----- GIVEN MATERIAL

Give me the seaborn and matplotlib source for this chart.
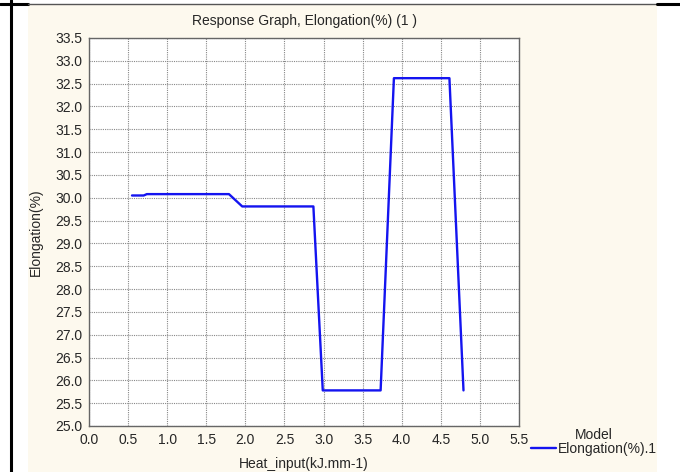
import matplotlib
matplotlib.use("Agg")
import matplotlib.pyplot as plt
from matplotlib.patches import Rectangle
from matplotlib.lines import Line2D
import seaborn as sns
import pandas as pd
import numpy as np

# values
heat_input = [0.55, 0.70, 0.74, 1.79, 1.96, 2.87, 2.99, 3.73, 3.90, 4.61, 4.79]
elongation = [30.05, 30.05, 30.08, 30.08, 29.81, 29.81, 25.78, 25.78, 32.62, 32.62, 25.78]
x_ticks = np.arange(0.0, 5.51, 0.5)
y_ticks = np.arange(25.0, 33.51, 0.5)

df = pd.DataFrame({"Heat_input(kJ.mm-1)": heat_input, "Elongation(%)": elongation})

sns.set_style("white")
plt.rcParams["font.family"] = ["Liberation Sans", "DejaVu Sans"]
plt.rcParams["font.size"] = 10

fig = plt.figure(figsize=(6.8, 4.72), dpi=100)
fig.patch.set_facecolor("white")

# cream panel and the table borders around it
W, H = 680.0, 472.0
fig.patches.append(Rectangle((28 / W, 0), (657 - 28) / W, 1 - 4 / H,
                             transform=fig.transFigure, facecolor="#fdf9ee",
                             edgecolor="none", zorder=-5))
fig.lines.append(Line2D([11 / W, 11 / W], [0, 1], transform=fig.transFigure,
                        color="black", lw=2.2, zorder=-4))
fig.lines.append(Line2D([0, 28 / W], [1 - 3.5 / H] * 2, transform=fig.transFigure,
                        color="black", lw=2.2, zorder=-4))
fig.lines.append(Line2D([28 / W, 657 / W], [1 - 3.5 / H] * 2, transform=fig.transFigure,
                        color="#555555", lw=1.0, zorder=-4))
fig.lines.append(Line2D([657 / W, 1], [1 - 3.5 / H] * 2, transform=fig.transFigure,
                        color="black", lw=2.2, zorder=-4))

ax = fig.add_axes([89 / W, 1 - 426 / H, (519 - 89) / W, (426 - 38) / H])
ax.set_facecolor("white")

sns.lineplot(data=df, x="Heat_input(kJ.mm-1)", y="Elongation(%)", sort=False,
             color="#1414f0", lw=1.7, ax=ax, label="Elongation(%).1")

ax.set_xlim(0.0, 5.5)
ax.set_ylim(25.0, 33.5)
ax.set_xticks(x_ticks)
ax.set_yticks(y_ticks)
ax.set_xticklabels([f"{v:.1f}" for v in x_ticks])
ax.set_yticklabels([f"{v:.1f}" for v in y_ticks])
ax.grid(True, color="#888888", linestyle=(0, (1, 1)), lw=0.8)
ax.tick_params(direction="in", length=3, color="#555555", pad=5, labelsize=10)
for s in ax.spines.values():
    s.set_color("#666666")
    s.set_linewidth(1.0)

ax.set_title("Response Graph, Elongation(%) (1 )", fontsize=10, pad=9)
ax.set_xlabel("Heat_input(kJ.mm-1)", fontsize=10, labelpad=7)
ax.set_ylabel("Elongation(%)", fontsize=10, labelpad=9)

leg = ax.legend(title="Model", loc="upper left", bbox_to_anchor=(531 / W, 1 - 428 / H),
                bbox_transform=fig.transFigure, frameon=False, fontsize=10,
                title_fontsize=10, handlelength=1.8, handletextpad=0.1,
                labelspacing=0.0, borderaxespad=0, borderpad=0)

fig.savefig("out.png", dpi=100, facecolor=fig.get_facecolor())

----------

# [WHAT IS EXPECTED]
Transcribe all the lines above exactly, apart from the pictures.

# [ANSWER TO THIS TASK]
Give me the seaborn and matplotlib source for this chart.
import matplotlib
matplotlib.use("Agg")
import matplotlib.pyplot as plt
from matplotlib.patches import Rectangle
from matplotlib.lines import Line2D
import seaborn as sns
import pandas as pd
import numpy as np

# values
heat_input = [0.55, 0.70, 0.74, 1.79, 1.96, 2.87, 2.99, 3.73, 3.90, 4.61, 4.79]
elongation = [30.05, 30.05, 30.08, 30.08, 29.81, 29.81, 25.78, 25.78, 32.62, 32.62, 25.78]
x_ticks = np.arange(0.0, 5.51, 0.5)
y_ticks = np.arange(25.0, 33.51, 0.5)

df = pd.DataFrame({"Heat_input(kJ.mm-1)": heat_input, "Elongation(%)": elongation})

sns.set_style("white")
plt.rcParams["font.family"] = ["Liberation Sans", "DejaVu Sans"]
plt.rcParams["font.size"] = 10

fig = plt.figure(figsize=(6.8, 4.72), dpi=100)
fig.patch.set_facecolor("white")

# cream panel and the table borders around it
W, H = 680.0, 472.0
fig.patches.append(Rectangle((28 / W, 0), (657 - 28) / W, 1 - 4 / H,
                             transform=fig.transFigure, facecolor="#fdf9ee",
                             edgecolor="none", zorder=-5))
fig.lines.append(Line2D([11 / W, 11 / W], [0, 1], transform=fig.transFigure,
                        color="black", lw=2.2, zorder=-4))
fig.lines.append(Line2D([0, 28 / W], [1 - 3.5 / H] * 2, transform=fig.transFigure,
                        color="black", lw=2.2, zorder=-4))
fig.lines.append(Line2D([28 / W, 657 / W], [1 - 3.5 / H] * 2, transform=fig.transFigure,
                        color="#555555", lw=1.0, zorder=-4))
fig.lines.append(Line2D([657 / W, 1], [1 - 3.5 / H] * 2, transform=fig.transFigure,
                        color="black", lw=2.2, zorder=-4))

ax = fig.add_axes([89 / W, 1 - 426 / H, (519 - 89) / W, (426 - 38) / H])
ax.set_facecolor("white")

sns.lineplot(data=df, x="Heat_input(kJ.mm-1)", y="Elongation(%)", sort=False,
             color="#1414f0", lw=1.7, ax=ax, label="Elongation(%).1")

ax.set_xlim(0.0, 5.5)
ax.set_ylim(25.0, 33.5)
ax.set_xticks(x_ticks)
ax.set_yticks(y_ticks)
ax.set_xticklabels([f"{v:.1f}" for v in x_ticks])
ax.set_yticklabels([f"{v:.1f}" for v in y_ticks])
ax.grid(True, color="#888888", linestyle=(0, (1, 1)), lw=0.8)
ax.tick_params(direction="in", length=3, color="#555555", pad=5, labelsize=10)
for s in ax.spines.values():
    s.set_color("#666666")
    s.set_linewidth(1.0)

ax.set_title("Response Graph, Elongation(%) (1 )", fontsize=10, pad=9)
ax.set_xlabel("Heat_input(kJ.mm-1)", fontsize=10, labelpad=7)
ax.set_ylabel("Elongation(%)", fontsize=10, labelpad=9)

leg = ax.legend(title="Model", loc="upper left", bbox_to_anchor=(531 / W, 1 - 428 / H),
                bbox_transform=fig.transFigure, frameon=False, fontsize=10,
                title_fontsize=10, handlelength=1.8, handletextpad=0.1,
                labelspacing=0.0, borderaxespad=0, borderpad=0)

fig.savefig("out.png", dpi=100, facecolor=fig.get_facecolor())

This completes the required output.